I am drafting a tool to use GIT as a behind-the-scenes archival/backup
tool for web applications. There's been countless threads covering
generic file archival, discussing /etc and homedirs, so I am pretty
comfortable with the mechanics and the whole idea. This is a fairly
narrow use, where the web apps are reasonable well behaved -- most
(all?) of the caveats in ~ and /etc archival seem to be under control.

What I am not 100% clear on is the "old history" deletion strategy.
The history will be *strictly* linear, so my intention is to keep the
last N commits, by overriding the parent of the Nth commit that git
log lists with a "shallow" entry in $GIT_DIR/shallow as documented in
Documentation/technical/shallow.txt , and call gc after that.

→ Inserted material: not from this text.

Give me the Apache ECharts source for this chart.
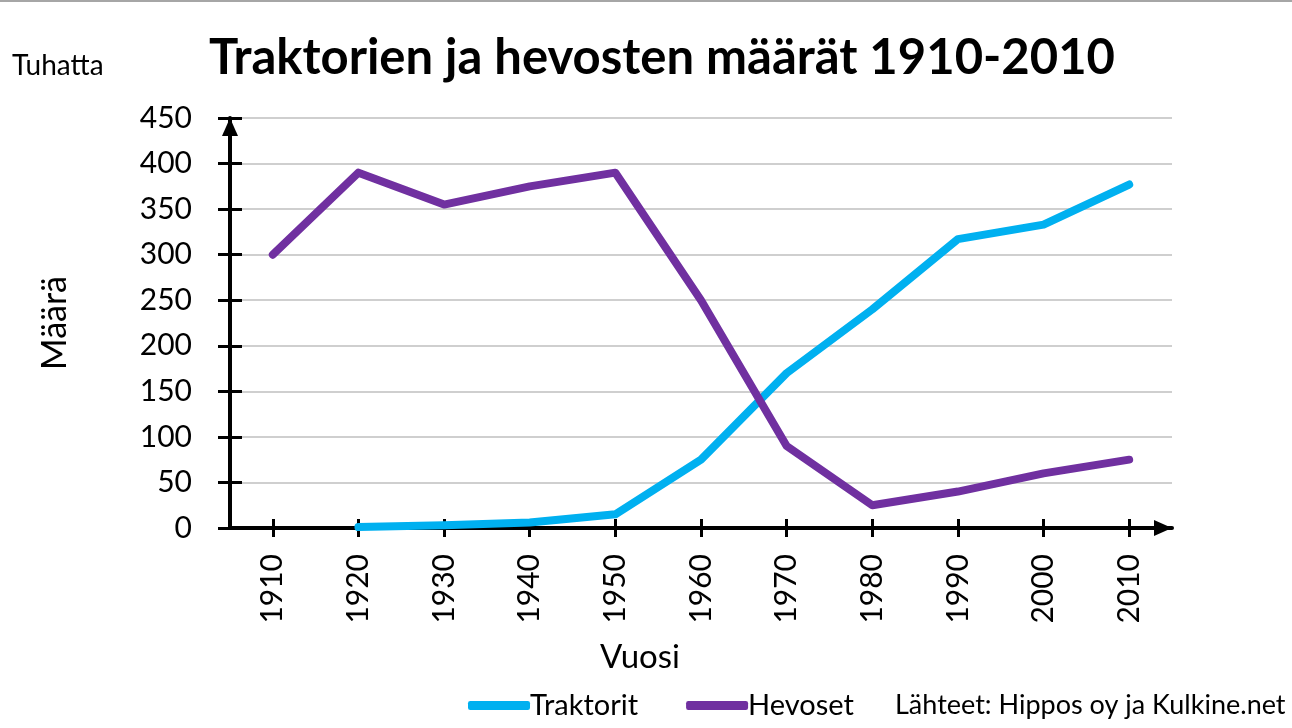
<!DOCTYPE html>
<html><head><meta charset="utf-8">
<script src="https://cdn.jsdelivr.net/npm/echarts@6/dist/echarts.min.js"></script>
<style>html,body{margin:0;padding:0;background:#fff}#c{width:1292px;height:728px}</style>
</head><body><div id="c"></div>
<script>
const years = ['1910','1920','1930','1940','1950','1960','1970','1980','1990','2000','2010'];
const traktorit = [null, 1, 3, 6, 15, 75, 170, 240, 317, 333, 377];
const hevoset = [300, 390, 355, 375, 390, 250, 90, 25, 40, 60, 75];
const yTicks = {min: 0, max: 450, interval: 50};

const FONT = 'Lato';
const chart = echarts.init(document.getElementById('c'));
const grid = {left: 230, right: 120, top: 118, bottom: 200};
chart.setOption({
  animation: false,
  textStyle: {fontFamily: FONT},
  title: {
    text: 'Traktorien ja hevosten määrät 1910-2010',
    left: 657, top: 29, textAlign: 'center',
    textStyle: {fontFamily: FONT, fontWeight: 'bold', fontSize: 49, color: '#000'}
  },
  legend: {
    left: 463, top: 686,
    icon: 'roundRect', itemWidth: 62, itemHeight: 9, itemGap: 48,
    textStyle: {fontFamily: FONT, fontSize: 29, color: '#000', padding: [0,0,0,-5]},
    data: ['Traktorit', 'Hevoset']
  },
  grid: grid,
  xAxis: [{
    type: 'category', data: years, boundaryGap: true, position: 'bottom',
    axisLine: {lineStyle: {color: '#000', width: 4}, symbol: ['none', 'triangle'], symbolSize: [16, 18], symbolOffset: [0, -9]},
    axisTick: {show: true, alignWithLabel: true, length: 9, lineStyle: {color: '#000', width: 3}},
    axisLabel: {rotate: 90, fontSize: 30, color: '#000', margin: 26, fontFamily: FONT},
    splitLine: {show: false}
  }, {
    type: 'category', data: years, boundaryGap: true, position: 'bottom', offset: 0,
    axisLine: {show: false},
    axisTick: {show: true, alignWithLabel: true, inside: true, length: 9, lineStyle: {color: '#000', width: 3}},
    axisLabel: {show: false}
  }],
  yAxis: [{
    type: 'value', min: yTicks.min, max: yTicks.max, interval: yTicks.interval, position: 'left',
    name: 'Määrä', nameLocation: 'middle', nameGap: 158, nameRotate: 90,
    nameTextStyle: {fontSize: 34, color: '#000', fontFamily: FONT},
    axisLine: {show: true, lineStyle: {color: '#000', width: 4}, symbol: ['none', 'triangle'], symbolSize: [16, 18], symbolOffset: [0, -9]},
    axisTick: {show: true, length: 12, lineStyle: {color: '#000', width: 3}},
    axisLabel: {fontSize: 30, color: '#000', margin: 38, fontFamily: FONT},
    splitLine: {show: true, lineStyle: {color: '#bfbfbf', width: 1.5}}
  }, {
    type: 'value', min: yTicks.min, max: yTicks.max, interval: yTicks.interval, position: 'left', offset: 0,
    axisLine: {show: false},
    axisTick: {show: true, inside: true, length: 12, lineStyle: {color: '#000', width: 3}},
    axisLabel: {show: false}, splitLine: {show: false}
  }],
  graphic: [
    {type: 'rect', left: 0, top: 0, shape: {width: 1292, height: 2}, style: {fill: '#a6a6a6'}},
    {type: 'text', left: 12, top: 52, style: {text: 'Tuhatta', font: '28px ' + FONT, fill: '#000'}},
    {type: 'text', x: 640, y: 657, style: {text: 'Vuosi', font: '33px ' + FONT, fill: '#000', align: 'center', verticalAlign: 'middle'}},
    {type: 'text', left: 895, top: 692, style: {text: 'Lähteet: Hippos oy ja Kulkine.net', font: '27px ' + FONT, fill: '#000'}}
  ],
  series: [{
    name: 'Traktorit', type: 'line', data: traktorit, symbol: 'none', connectNulls: false,
    itemStyle: {color: '#00B0F0'},
    lineStyle: {color: '#00B0F0', width: 8, cap: 'round', join: 'round'}
  }, {
    name: 'Hevoset', type: 'line', data: hevoset, symbol: 'none',
    itemStyle: {color: '#7030A0'},
    lineStyle: {color: '#7030A0', width: 8, cap: 'round', join: 'round'}
  }]
});
</script></body></html>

Is that the correct way to "forget" old history? Searching high and
low in the list, I fail to find a definitive answer. Shallow and
grafts entries are discussed as ways of doing this, but I can't find a
"correct" way of doing this.

BTW I've just done a git clone --depth 10 ~/src/git and while I do get
a clearly "shallow" checkout, with a tiny .git/objects directory, I
can't find any file called shallow, or grafts. .git/config doesn't say
anything either, and alternates is empty. I frankly cannot tell how
git recognizes it as a shallow repo.

Ah! Local clones won't honour --depth!. A clone from git.kernel.org
does get its .git/shallow file.

So the question is: is it safe (and enough) to add the SHA1 to the
.git/shallow file and call git gc? Is there a better way?